I love this rose in all aspects except she only blooms in spring. She is own-root, so perhaps that is the problem. If she were grafted onto china stock, perhaps she would have repeat bloom. She will pop a blossom or two here and there in summer, but perhaps our ATL summers are just too hot for constant rebloom. Either that or the root stock issue. I would like to try a grafted one to see if that solves my rebloom problem.


On Jul 23, 2009, olmane from Marion, NC wrote:

I just planted one of these about a month or so ago (own-root). It's grown about a foot and already has one bloom that will be open in a day or so! I can't wait to see what this thing is going to do next spring! I have it in the back yard where it gets morning sun only and it seems to be doing extremely well.


On Jan 10, 2006, Moonglow from Corte Madera, CA wrote:

I planted mine summer of 2005 bareroot. Grew up and sideways. I love the foliage, although it's naked now (winter). Can't wait for it to creep this year, on it's second....then leap on its third.

I don't think it slept on its first year though.
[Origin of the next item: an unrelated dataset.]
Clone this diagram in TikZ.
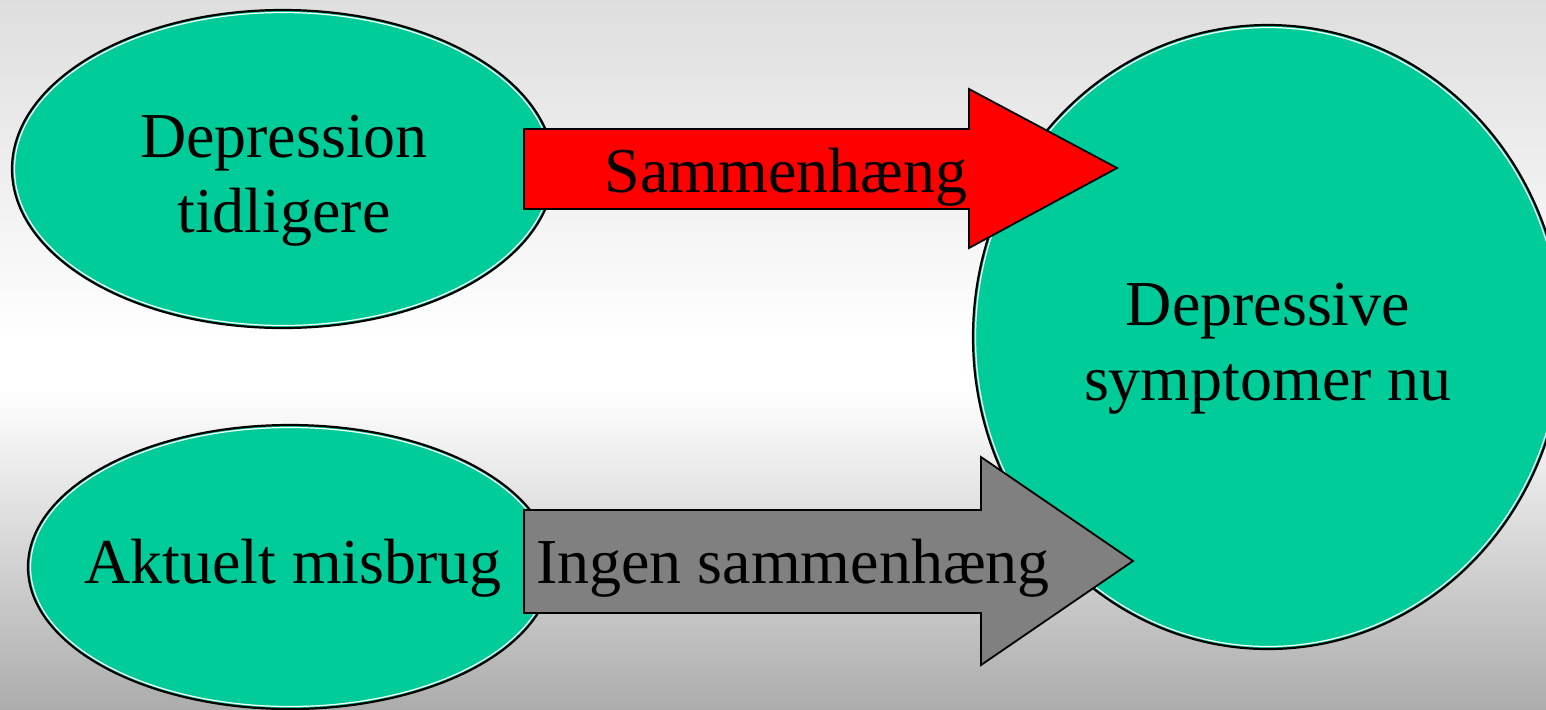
\documentclass[tikz,border=0pt]{standalone}
\usepackage{fontspec}
\setmainfont{Liberation Serif}
\usetikzlibrary{shapes.geometric,calc}
\definecolor{nodegreen}{RGB}{0,204,153}
\definecolor{bgtop}{RGB}{222,222,222}
\definecolor{bgbottom}{RGB}{172,172,172}
\tikzset{
  bubble/.style={ellipse, fill=nodegreen, draw=black, line width=1.1pt, inner sep=0pt},
  innerrim/.style={draw=white, line width=0.6pt},
  bigarrow/.style={draw=black, line width=0.9pt},
  label text/.style={font=\fontsize{32}{37.5}\selectfont, inner sep=0pt, align=center}
}
\begin{document}
\begin{tikzpicture}[x=0.5pt, y=-0.5pt]
  \useasboundingbox (0,0) rectangle (1546,709);
  \clip (0,0) rectangle (1546,709);
  % background: light grey at the top, white in the middle, darker grey below
  \shade[top color=bgtop, bottom color=white] (0,0) rectangle (1546,340);
  \fill[white] (0,339) rectangle (1546,391);
  \shade[top color=white, bottom color=bgbottom] (0,390) rectangle (1546,710);

  % ellipses
  \node[bubble, minimum width=295pt, minimum height=312pt] (now) at (1268,337) {};
  \draw[innerrim] (now.center) ellipse [x radius=292.5, y radius=309.5];

  \node[bubble, minimum width=271pt, minimum height=159pt] (earlier) at (283,169) {};
  \draw[innerrim] (earlier.center) ellipse [x radius=268.5, y radius=156.5];

  \node[bubble, minimum width=262pt, minimum height=142pt] (abuse) at (290,567) {};
  \draw[innerrim] (abuse.center) ellipse [x radius=259.5, y radius=139.5];

  % ellipse texts (base anchor sits on the last line)
  \node[label text, anchor=base] (nowtext) at (1268,400) {Depressive\\symptomer nu};
  \node[label text, anchor=base] (earliertext) at (284,232) {Depression\\tidligere};
  \node[label text, anchor=base] (abusetext) at (293,583) {Aktuelt misbrug};

  % block arrows
  \coordinate (redtail) at (524,168);
  \coordinate (redtip) at (1117,168);
  \draw[bigarrow, fill=red]
    ($(redtail)+(0,-39)$) -- (969,129) -- (969,89) -- (redtip) -- (969,248)
    -- (969,209) -- ($(redtail)+(0,41)$) -- cycle;
  \node[label text, anchor=base] (lbl1) at (786,192) {Sammenhæng};

  \coordinate (graytail) at (524,561);
  \coordinate (graytip) at (1133,561);
  \draw[bigarrow, fill=gray]
    ($(graytail)+(0,-51)$) -- (981,510) -- (981,457) -- (graytip) -- (981,665)
    -- (981,613) -- ($(graytail)+(0,52)$) -- cycle;
  \node[label text, anchor=base] (lbl2) at (793,583) {Ingen sammenhæng};
\end{tikzpicture}
\end{document}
The longest canes reached 6' and i love how it's arching.


On Feb 28, 2005, nevadagdn from Sparks, NV (Zone 7a) wrote:

I haven't seen blooms yet, because I just planted a small own-root plant last spring. It came through the winter looking like it's ready to eat the fence, the Virginia Creeper and small animals. That was the general plan.


On Feb 28, 2003, bettygiesel from Melrose, FL wrote:

In north Florida it repeatedly blooms in flushes until the weather gets too cold. It is very large--mine is trained the length of a 25 foot wing of the house. It needs pruning at least 3 times a year--removing the "telephone poles" down to a few buds. In retrospect, I would recommend stopping growth of young bushes to encourage lower growth to avoid bareness at the bottom of the bush.


On Jul 27, 2002, Roselaine from North Vancouver, BC (Zone 8a) wrote:

I have been growing this climber, now for over 22 yrs. and her performance as far as bloom output is so very generous! She is susceptible to a little blackspot as most Noisettes are. These climbers in my garden, zone 8a on the West Coast of Canada are close to 25-30' long...I have always recommended this particular rose for a new rose grower starting out!!!! Elaine (She was hybridized in France by J. Schwartz******* parentage unknown)


On Feb 13, 2001, Grits from Pineville, LA (Zone 8b) wrote:

1879 12-20' Flowers repeatedly. Zones 6-9
Climber or Shrub

Double, 3-4" blossoms of white, flushed with pale pink tightly curled petals in the center. Intensely fragrant, and more hardy than most of the Noisettes.

A graceful large shrub to plant at the top of a gentle slope, but equally good when used as a climber.

Constantly in bloom in milder climates, and a rose to admire in any planting. A good candidate for a tree climber.